Machine Learning in Production @ CMU
Find resources related to teaching and research on how to build, deploy, assure, and maintain software products with machine-learned models. These cover the entire lifecycle from a prototype ML model to an entire system deployed in production, not just models or notebooks. Covers also the responsible ML engineering of such systems (safety, security, fairness, transparency) and MLOps.*
All materials (book, slides, assignments, bibliography) are released under creative commons licenses. We hope that this fosters teaching and research on these topics.
Maintained by Christian Kaestner.
The Course
Spring 2025 website
We teach a 12-unit course at Carnegie Mellon University on this topic, open to undergraduates and graduate students. We expect some minimal machine learning background and some programming skills, but no prior software engineering research. The course is always offered in the spring semester and often also in the fall.
For a description of topics covered and course structure, see learning goals.
The Book
Online version
A book on these topics will be published by MIT Press later this year under a creative commons license. The complete online version of the book is available here.
Annotated Bibliography
Annotated Bibliography
An (opinionated) annotated bibliography of academic papers in this space, covering a wide range of topics from research on testing to requirements to notebooks: https://github.com/ckaestne/seaibib
Open-Source ML Products
Awesome ML Products
A curated set of open source products that use machine learning. These are all end-user products that incorporate machine learning models, not libraries, research prototypes, or notebooks. We hope that this lists facilitates research on building products beyond the model-centric view of analyzing ML components: https://github.com/mlip-cmu/awesome-ml-products.
- 17-649 Artificial Intelligence for Software Engineering: This course focuses on how AI techniques can be used to build better software engineering tools and goes into more depth with regard to specific AI techniques, whereas we focus on how software engineering techniques can be used to build AI-enabled systems.

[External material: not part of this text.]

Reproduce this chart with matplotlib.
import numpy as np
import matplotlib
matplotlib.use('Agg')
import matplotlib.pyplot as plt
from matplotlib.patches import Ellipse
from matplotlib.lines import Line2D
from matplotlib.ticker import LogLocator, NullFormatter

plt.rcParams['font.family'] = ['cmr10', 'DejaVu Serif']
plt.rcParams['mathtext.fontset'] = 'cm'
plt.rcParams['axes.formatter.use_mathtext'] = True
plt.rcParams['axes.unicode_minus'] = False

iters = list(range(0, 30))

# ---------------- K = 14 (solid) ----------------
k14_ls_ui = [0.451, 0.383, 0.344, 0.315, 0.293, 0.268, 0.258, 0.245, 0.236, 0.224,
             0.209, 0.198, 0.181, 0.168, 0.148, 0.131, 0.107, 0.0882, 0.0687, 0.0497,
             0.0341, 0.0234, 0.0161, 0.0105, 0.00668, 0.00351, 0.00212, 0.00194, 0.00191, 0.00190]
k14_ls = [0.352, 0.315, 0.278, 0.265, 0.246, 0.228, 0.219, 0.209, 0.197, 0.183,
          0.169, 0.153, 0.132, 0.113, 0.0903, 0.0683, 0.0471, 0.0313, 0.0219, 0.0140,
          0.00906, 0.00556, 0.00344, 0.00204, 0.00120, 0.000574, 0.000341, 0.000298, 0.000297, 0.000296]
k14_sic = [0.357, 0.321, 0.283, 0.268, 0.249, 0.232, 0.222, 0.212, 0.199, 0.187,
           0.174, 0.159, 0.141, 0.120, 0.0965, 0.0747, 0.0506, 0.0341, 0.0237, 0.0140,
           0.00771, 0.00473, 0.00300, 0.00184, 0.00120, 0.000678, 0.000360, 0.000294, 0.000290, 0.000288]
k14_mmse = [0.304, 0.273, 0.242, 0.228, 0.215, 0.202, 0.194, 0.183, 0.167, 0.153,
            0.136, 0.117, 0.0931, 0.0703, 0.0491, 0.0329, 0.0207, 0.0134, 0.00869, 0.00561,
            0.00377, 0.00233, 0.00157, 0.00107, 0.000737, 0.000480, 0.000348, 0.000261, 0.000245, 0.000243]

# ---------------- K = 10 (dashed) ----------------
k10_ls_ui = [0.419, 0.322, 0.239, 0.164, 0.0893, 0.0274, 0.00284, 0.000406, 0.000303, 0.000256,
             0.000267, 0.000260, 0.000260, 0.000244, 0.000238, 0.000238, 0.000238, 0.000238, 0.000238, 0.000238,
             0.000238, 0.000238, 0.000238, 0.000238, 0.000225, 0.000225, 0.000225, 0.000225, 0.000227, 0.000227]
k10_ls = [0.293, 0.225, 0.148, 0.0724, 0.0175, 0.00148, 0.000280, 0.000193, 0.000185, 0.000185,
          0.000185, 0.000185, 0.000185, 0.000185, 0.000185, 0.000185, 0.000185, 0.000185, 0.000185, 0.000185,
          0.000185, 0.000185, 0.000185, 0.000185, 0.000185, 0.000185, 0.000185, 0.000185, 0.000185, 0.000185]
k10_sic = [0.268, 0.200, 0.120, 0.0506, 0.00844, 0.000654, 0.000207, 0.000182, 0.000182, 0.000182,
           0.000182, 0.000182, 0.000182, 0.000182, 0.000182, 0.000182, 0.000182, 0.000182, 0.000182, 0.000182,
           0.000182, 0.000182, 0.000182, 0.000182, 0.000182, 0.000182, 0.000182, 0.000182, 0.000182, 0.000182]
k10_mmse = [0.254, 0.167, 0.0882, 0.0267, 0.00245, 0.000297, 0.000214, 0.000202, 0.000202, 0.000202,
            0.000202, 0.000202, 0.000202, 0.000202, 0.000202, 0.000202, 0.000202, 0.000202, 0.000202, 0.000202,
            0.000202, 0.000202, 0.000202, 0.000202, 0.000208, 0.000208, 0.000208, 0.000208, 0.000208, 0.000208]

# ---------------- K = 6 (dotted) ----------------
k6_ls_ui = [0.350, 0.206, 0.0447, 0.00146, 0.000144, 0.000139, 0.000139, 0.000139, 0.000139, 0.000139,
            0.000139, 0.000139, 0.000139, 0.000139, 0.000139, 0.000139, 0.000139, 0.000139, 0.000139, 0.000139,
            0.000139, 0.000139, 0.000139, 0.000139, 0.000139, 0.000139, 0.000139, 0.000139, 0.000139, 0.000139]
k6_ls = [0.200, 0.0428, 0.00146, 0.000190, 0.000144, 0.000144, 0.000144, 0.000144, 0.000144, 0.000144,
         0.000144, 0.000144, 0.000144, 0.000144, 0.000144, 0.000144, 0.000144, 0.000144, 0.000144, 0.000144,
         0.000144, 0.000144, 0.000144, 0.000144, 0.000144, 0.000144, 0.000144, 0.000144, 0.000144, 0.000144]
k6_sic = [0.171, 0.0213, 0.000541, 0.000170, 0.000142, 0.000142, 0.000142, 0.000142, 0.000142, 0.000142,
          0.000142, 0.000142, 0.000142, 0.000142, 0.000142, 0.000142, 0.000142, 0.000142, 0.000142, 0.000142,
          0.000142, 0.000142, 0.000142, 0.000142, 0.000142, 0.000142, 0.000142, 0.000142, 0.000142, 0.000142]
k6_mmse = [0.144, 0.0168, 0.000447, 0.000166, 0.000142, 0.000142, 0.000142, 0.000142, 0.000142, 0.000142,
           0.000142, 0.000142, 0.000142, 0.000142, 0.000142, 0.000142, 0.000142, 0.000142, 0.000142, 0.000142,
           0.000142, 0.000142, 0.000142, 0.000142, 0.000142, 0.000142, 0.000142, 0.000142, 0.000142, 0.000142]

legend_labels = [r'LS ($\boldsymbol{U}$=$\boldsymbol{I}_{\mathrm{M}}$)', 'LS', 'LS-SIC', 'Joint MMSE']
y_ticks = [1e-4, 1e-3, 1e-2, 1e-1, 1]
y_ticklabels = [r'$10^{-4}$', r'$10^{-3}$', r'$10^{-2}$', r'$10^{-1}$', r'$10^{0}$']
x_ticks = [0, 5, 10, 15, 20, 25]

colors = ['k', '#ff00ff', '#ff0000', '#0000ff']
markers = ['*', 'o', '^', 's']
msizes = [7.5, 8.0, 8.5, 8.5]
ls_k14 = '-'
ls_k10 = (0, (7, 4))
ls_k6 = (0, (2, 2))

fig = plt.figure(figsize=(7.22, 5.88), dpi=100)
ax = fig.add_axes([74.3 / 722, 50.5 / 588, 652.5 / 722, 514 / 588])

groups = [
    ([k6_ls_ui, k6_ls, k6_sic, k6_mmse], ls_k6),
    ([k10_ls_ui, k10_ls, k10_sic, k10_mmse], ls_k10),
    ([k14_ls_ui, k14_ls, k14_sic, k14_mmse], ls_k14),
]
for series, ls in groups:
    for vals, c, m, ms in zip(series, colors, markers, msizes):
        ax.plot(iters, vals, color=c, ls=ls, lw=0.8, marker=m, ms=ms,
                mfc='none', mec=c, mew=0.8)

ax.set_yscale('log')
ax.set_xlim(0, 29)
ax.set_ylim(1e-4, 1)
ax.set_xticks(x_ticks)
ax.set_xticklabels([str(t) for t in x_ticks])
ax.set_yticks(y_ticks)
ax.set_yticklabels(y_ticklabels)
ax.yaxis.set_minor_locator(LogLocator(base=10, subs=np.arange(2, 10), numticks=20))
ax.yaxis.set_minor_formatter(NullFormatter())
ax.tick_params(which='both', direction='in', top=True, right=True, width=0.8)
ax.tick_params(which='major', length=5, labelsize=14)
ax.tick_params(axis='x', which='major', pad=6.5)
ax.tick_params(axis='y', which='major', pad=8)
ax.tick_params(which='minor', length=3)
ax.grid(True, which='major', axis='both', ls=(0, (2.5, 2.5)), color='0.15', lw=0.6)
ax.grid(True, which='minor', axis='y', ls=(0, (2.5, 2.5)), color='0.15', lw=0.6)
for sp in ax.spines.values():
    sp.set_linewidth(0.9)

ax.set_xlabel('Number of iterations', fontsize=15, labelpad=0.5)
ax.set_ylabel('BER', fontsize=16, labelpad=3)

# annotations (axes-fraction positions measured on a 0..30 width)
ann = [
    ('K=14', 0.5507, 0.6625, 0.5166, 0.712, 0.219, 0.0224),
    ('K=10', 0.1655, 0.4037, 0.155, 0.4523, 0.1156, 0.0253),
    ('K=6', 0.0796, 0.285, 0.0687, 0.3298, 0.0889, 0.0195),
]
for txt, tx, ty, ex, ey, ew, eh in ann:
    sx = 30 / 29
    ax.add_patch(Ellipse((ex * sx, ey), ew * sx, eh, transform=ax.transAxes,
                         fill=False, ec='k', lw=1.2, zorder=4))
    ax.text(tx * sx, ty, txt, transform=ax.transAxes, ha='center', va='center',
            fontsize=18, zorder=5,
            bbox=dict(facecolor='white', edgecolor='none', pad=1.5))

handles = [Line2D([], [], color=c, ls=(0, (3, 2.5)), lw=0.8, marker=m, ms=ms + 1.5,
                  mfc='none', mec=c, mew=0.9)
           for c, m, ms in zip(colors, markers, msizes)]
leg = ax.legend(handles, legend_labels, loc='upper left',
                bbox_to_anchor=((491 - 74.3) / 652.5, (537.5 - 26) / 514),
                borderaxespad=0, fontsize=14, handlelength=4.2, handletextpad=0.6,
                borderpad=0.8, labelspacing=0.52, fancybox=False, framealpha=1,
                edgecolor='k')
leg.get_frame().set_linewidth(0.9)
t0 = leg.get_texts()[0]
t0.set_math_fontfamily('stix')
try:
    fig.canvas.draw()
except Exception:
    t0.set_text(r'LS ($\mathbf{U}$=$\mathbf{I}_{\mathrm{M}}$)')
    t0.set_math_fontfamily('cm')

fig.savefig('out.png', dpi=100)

Our application scenarios are typical web-based systems for end users, rather than tools for software developers.
- 05-318 Human-AI Interaction: Focuses on the HCI angle on designing AI-enabled products. Overlaps in some coverage on fairness, covers in much more detail user interface design and how to involving humans in ML-supported decisions, whereas this course focuses more on architecture design, requirements engineering, and deploying systems in production. Both courses are complementary.
- 17-646 DevOps: Modern Deployment, 17-647 Engineering Data Intensive Scalable Systems, and similar: These course cover techniques to build scalable, reactive, and reliable systems in depth. We will survey DevOps, and big data systems in the context of designing and deploying systems, but will not explore them in as much detail as a dedicated course can. We will look at MLOps as a ML-specific variant of DevOps.

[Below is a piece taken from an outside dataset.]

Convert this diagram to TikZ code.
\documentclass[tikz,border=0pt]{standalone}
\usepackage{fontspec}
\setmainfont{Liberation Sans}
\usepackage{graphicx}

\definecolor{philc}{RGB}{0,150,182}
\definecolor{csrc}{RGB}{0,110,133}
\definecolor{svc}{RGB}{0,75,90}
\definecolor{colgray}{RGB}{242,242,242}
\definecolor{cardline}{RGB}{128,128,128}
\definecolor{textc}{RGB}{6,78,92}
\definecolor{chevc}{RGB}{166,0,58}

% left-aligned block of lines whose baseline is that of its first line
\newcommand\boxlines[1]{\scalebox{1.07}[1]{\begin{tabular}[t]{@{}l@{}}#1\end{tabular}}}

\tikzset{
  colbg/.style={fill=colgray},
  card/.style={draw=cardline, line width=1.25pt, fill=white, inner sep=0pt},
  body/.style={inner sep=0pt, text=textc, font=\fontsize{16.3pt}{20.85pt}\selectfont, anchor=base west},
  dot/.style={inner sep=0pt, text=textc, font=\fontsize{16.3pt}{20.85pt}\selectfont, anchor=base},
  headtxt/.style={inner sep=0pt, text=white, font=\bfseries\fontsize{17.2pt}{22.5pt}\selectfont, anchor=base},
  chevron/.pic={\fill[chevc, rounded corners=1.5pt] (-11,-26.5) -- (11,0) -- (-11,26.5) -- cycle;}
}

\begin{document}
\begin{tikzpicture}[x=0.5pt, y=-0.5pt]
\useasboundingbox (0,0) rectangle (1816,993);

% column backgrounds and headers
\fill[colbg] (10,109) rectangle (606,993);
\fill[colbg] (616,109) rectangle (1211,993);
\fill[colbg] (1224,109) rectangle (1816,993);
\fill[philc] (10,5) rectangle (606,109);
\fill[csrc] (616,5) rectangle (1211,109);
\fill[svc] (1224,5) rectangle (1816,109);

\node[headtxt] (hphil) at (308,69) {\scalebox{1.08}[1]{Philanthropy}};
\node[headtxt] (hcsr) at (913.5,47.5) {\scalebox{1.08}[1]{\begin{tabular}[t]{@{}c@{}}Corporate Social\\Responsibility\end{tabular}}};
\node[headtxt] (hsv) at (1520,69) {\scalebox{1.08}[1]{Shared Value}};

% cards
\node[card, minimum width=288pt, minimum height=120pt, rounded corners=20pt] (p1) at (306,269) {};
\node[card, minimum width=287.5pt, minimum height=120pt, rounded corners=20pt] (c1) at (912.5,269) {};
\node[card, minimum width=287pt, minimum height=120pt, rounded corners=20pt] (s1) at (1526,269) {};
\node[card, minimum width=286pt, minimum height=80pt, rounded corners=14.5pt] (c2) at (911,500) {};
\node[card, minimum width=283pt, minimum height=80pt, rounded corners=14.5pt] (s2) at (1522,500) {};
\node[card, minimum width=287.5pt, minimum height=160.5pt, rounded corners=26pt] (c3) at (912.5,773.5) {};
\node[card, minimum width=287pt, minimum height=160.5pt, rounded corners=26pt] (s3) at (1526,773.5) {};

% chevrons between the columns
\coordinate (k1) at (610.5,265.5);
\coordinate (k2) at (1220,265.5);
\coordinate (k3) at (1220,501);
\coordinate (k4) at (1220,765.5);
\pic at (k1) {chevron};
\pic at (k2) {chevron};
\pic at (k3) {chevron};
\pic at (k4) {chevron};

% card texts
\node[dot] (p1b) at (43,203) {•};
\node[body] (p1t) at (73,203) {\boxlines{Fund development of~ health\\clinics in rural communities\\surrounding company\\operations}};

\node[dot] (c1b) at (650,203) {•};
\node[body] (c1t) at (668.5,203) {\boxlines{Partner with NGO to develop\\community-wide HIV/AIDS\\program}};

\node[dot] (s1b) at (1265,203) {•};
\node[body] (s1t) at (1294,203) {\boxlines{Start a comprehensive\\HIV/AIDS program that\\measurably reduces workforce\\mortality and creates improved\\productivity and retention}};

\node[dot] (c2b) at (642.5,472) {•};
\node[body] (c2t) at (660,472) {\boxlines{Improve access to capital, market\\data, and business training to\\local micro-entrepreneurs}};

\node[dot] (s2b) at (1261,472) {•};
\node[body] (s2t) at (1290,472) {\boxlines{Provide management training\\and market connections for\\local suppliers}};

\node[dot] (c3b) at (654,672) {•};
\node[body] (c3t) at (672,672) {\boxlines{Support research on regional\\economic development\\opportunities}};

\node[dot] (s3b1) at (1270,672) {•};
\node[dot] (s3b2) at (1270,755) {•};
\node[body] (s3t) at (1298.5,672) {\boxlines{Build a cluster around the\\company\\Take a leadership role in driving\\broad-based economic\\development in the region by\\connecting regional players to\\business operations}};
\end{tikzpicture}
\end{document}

- 10-601 Machine Learning, 15-381 Artificial Intelligence: Representation and Problem Solving, 05-834 Applied Machine Learning, 95-865 Unstructured Data Analytics, 10-718: Machine Learning in Practice, and many others: CMU offers many course that teach how machine learning and artificial intelligence techniques work internally or how to apply them to specific problems (including feature engineering and model evaluation), often on static data sets. We assume a basic understanding of such techniques and processes (see prerequisites) but focus on the engineering process for production ML systems.
- 17-691 Machine Learning in Practice: Applied machine learning with an focus on deployment and monitoring of models.
- 15-884 Machine Learning Systems, 10-714 Deep Learning Systems: Courses that focus on the systems aspect of building ML libraries, such as distributed learning and using hardware acceleration.
- 17-630 Prompt Engineering: Course focused specifically on prompt engineering for large language models.
- 10-613 Machine Learning, Ethics and Society, 16-735 Ethics and Robotics, [05-899 Fairness, Accountability, Transparency, & Ethics (FATE) in Sociotechnical Systems], and others dive much deeper into ethical issues and fairness in machine learning, in some cases diving deeper into statistical notions or policy. We will cover these topics in a two-week segment among many others.